Uel Graham

Cricket information
- Batting: Right-handed
- Bowling: Right arm medium

International information
- National side: Ireland;

Career statistics
| Competition | First-class | List A |
| Matches | 2 | 10 |
| Runs scored | 64 | 120 |
| Batting average | 32.00 | 15.00 |
| 100s/50s | 0/0 | 0/0 |
| Top score | 35 | 25 |
| Balls bowled | 114 | 314 |
| Wickets | 1 | 0 |
| Bowling average | 43.00 | – |
| 5 wickets in innings | 0 | – |
| 10 wickets in match | 0 | – |
| Best bowling | 1/8 | – |
| Catches/stumpings | 0/– | 1/– |
- Source: CricInfo, 15 November 2022

= Uel Graham =

Irish former cricketer (born 1967)

Samuel "Uel" Graham (born 9 January 1967) is an Irish former cricketer. A right-handed batsman and right-arm medium pace bowler, he played 18 times for the Ireland cricket team between 1992 and 1997, including two first-class matches, both of which were against Scotland, and ten List A matches.

==Playing career==

Graham was born 9 January 1967 in Lisburn, County Antrim, Northern Ireland. Graham made his debut for Ireland in June 1992 against Middlesex. The same month he made his first-class debut against Scotland and his List A debut in the NatWest Trophy against Durham. He then played against the MCC the following month, before spending 18 months out of the Ireland side.

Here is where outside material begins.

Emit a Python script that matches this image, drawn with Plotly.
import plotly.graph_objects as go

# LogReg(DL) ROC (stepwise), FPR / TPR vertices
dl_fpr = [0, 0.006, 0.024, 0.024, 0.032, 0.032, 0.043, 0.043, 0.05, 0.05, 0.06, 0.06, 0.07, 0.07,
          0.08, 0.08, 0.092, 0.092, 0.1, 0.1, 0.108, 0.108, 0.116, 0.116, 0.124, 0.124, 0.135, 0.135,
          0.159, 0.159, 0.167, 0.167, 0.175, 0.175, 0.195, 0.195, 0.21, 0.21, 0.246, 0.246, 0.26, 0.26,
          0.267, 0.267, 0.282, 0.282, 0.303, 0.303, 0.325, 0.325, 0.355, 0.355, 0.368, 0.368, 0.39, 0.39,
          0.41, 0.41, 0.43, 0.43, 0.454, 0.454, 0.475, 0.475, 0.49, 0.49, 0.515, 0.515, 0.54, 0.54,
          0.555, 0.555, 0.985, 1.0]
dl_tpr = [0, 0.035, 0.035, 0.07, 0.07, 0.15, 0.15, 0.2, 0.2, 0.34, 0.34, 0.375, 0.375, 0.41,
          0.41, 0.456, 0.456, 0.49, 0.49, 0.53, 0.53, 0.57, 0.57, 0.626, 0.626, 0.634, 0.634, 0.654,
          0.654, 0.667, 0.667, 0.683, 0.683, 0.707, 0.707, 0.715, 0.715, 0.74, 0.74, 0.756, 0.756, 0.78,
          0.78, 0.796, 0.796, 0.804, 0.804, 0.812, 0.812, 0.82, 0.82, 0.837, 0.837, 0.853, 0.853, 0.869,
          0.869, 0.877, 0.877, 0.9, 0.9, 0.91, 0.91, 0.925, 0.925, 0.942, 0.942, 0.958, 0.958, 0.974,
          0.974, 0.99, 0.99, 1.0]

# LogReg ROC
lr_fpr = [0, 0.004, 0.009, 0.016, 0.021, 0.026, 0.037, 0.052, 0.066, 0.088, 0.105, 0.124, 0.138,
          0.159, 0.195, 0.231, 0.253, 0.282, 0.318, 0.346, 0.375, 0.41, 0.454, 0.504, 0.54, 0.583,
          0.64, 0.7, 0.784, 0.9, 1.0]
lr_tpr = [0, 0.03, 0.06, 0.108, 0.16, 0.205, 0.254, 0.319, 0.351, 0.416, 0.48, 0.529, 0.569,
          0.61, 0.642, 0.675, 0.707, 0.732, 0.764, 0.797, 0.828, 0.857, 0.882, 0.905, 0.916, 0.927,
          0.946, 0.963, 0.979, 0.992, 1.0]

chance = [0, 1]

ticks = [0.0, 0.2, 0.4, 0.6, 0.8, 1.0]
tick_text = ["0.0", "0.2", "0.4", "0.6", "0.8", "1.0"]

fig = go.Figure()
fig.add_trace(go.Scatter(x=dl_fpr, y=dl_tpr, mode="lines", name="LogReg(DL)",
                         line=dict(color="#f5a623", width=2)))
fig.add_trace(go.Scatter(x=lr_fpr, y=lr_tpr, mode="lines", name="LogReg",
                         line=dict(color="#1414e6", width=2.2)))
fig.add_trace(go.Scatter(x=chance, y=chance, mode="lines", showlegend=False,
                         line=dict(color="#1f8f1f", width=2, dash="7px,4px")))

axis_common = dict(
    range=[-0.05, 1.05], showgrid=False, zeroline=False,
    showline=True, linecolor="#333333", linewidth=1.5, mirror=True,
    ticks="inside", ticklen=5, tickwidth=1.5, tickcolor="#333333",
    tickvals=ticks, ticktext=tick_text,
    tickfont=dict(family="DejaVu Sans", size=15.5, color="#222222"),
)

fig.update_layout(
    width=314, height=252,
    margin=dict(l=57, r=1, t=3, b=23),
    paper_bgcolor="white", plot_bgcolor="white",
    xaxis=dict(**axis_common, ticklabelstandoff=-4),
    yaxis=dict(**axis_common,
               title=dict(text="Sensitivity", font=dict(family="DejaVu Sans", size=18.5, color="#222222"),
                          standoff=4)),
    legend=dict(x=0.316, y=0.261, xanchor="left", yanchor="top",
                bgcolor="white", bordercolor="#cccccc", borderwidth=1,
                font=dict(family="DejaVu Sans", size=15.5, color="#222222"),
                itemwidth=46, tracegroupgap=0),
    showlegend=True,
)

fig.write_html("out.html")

He was named in the Ireland squad for the 1994 ICC Trophy and played in five of the matches. Later that year, he played List A matches against Leicestershire and Northamptonshire and his final first-class match against Scotland, in addition to games against the MCC and New Zealand. In the match against the MCC he scored 55 in the Irish first innings, his only half century for Ireland He also played in the Triple Crown Tournament that year, taking 4/49 in the match against Wales, his best bowling figures for Ireland.

In 1995, he played in Ireland's early-season Benson & Hedges Cup matches against Surrey, Sussex, Kent and Somerset, also playing against the Duchess of Norfolk's XI at Arundel Castle, the MCC at Lord's, a NatWest Trophy match against Yorkshire and against the West Indies before again playing in the Triple Crown Tournament.

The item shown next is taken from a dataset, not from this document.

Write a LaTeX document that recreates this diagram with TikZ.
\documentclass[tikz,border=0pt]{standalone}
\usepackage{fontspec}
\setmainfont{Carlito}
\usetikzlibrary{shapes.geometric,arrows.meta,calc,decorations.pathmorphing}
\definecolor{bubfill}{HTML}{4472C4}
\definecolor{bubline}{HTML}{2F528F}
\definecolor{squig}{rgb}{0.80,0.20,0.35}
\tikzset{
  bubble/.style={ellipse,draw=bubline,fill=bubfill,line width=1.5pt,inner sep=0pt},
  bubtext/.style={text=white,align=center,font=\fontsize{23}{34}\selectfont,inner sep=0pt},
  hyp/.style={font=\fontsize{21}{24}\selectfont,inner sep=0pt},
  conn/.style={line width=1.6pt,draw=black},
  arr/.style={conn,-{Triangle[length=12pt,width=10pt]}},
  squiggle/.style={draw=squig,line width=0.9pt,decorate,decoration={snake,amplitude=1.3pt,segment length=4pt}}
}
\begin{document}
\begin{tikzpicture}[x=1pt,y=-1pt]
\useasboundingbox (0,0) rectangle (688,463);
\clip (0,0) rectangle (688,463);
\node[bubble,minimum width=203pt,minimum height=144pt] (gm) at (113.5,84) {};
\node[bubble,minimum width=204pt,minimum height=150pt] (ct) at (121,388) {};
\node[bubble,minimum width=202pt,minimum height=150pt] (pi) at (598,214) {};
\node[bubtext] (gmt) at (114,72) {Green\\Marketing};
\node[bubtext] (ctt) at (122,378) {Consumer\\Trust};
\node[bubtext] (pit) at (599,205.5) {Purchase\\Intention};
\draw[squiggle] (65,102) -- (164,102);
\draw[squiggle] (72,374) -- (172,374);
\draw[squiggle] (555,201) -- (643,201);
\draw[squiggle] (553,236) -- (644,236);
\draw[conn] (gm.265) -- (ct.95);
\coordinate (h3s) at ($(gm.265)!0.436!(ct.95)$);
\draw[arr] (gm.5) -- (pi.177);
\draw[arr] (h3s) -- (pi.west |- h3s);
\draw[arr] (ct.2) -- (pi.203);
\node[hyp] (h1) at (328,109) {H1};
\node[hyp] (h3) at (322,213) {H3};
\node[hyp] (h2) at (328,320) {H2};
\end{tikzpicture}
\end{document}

In 1996, he played Benson & Hedges Cup matches against Hampshire and Sussex, also playing in the first European Championship tournament in Denmark. He was named in the Ireland squad for the 1997 ICC Trophy and played just one game against Singapore, which was his last for Ireland.

==Statistics==
In all matches for Ireland, he scored 544 runs at an average of 19.43, and took 22 wickets at an average of 38.09.